Tre arrives at the party in a fur made out of Joe’s shaven chest hair (times are hard) and tells Jacqueline about one “Monica Ciccone,” who is Joe’s ex-business partner’s lawyer’s wife (we do not learn what’s really important, which is whether this Monica is a distant cousin of Madonna). First we hear Teresa’s version, which is that she assertively confronted Ms. Ciccone about cavorting and scheming with known Giudice enemy Kim G., then maturely walked away. But Joe is simultaneously Rashomon-ing the event in the kitchen, saying his wife is “fucking nuts” and was on the verge of getting arrested. I lean toward his interpretation when Teresa explains to Jacqueline that she just needed “to silence the lamb.”

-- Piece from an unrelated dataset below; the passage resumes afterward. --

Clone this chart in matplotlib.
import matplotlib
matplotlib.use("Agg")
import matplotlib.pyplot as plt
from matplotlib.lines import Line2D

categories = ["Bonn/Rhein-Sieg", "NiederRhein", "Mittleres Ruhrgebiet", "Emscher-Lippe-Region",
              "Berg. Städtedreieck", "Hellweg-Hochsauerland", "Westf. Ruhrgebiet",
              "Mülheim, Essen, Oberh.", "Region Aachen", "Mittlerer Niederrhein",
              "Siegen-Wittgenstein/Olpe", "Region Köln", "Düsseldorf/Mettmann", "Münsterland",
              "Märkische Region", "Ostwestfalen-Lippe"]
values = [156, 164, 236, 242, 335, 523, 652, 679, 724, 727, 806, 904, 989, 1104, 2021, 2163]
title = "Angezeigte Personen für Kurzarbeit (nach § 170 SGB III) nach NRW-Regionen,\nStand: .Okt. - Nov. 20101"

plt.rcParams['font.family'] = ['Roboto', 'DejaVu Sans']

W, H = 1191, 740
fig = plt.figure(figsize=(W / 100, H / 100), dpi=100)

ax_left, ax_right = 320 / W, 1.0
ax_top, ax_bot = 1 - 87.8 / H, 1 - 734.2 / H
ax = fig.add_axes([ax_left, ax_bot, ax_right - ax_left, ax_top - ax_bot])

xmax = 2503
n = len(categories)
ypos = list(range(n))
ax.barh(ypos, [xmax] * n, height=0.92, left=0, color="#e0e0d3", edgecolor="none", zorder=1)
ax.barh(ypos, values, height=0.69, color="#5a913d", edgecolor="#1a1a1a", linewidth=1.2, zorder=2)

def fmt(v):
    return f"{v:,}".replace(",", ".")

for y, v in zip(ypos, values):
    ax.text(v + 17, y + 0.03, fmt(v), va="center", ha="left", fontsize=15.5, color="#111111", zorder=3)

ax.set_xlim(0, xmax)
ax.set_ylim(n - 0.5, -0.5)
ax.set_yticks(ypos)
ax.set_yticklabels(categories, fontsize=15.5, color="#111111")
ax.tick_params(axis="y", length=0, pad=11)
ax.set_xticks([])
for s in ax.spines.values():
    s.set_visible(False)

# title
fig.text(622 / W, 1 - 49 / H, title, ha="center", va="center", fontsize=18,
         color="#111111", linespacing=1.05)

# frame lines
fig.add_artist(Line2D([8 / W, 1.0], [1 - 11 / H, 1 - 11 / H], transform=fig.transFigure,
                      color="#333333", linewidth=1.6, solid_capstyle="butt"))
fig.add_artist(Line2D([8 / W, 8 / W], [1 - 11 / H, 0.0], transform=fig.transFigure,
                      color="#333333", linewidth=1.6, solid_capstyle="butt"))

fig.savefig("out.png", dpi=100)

The Gorgas are in attendance, as they’re testing out co-partying with the Giudices, and not only do we learn that Joe is just as good at pretending to pound a table in anger as he is at actually pounding a table in anger, but also that he can’t resist a dare. When he gets dared to go put on Jacqueline’s sequined bodysuit, the man cannot be stopped. It’s almost like he wants to jam his balls into that Lycra onesie, like he totally, completely revels in dancing and running around in it, glittering like a sugarplum whose weird body shape you will never get out of your head. Too bad Teresa and Melissa can’t just delight in his obvious joy together; they’re busy making passive-aggressive digs at each other about sisterly love and brothers and husbands and weekend vacations and family — basically the same old shit that they said they were leaving behind the last time they were together in Jacqueline’s house. As Melissa invites Teresa’s friends to her Christmas party, Teresa just performs a series of pained blinks, her mouth hanging open like an animatronic singing bass that ran out of batteries.
On Melissa! On Teresa! On Joe One and Joe Two!
On Caroline! On Kathy! On Kim G. and Jacqueline!
To the Gorga Christmas party next week! To your next brawl!
Now flip tables away! Flip tables away! Flip tables away all!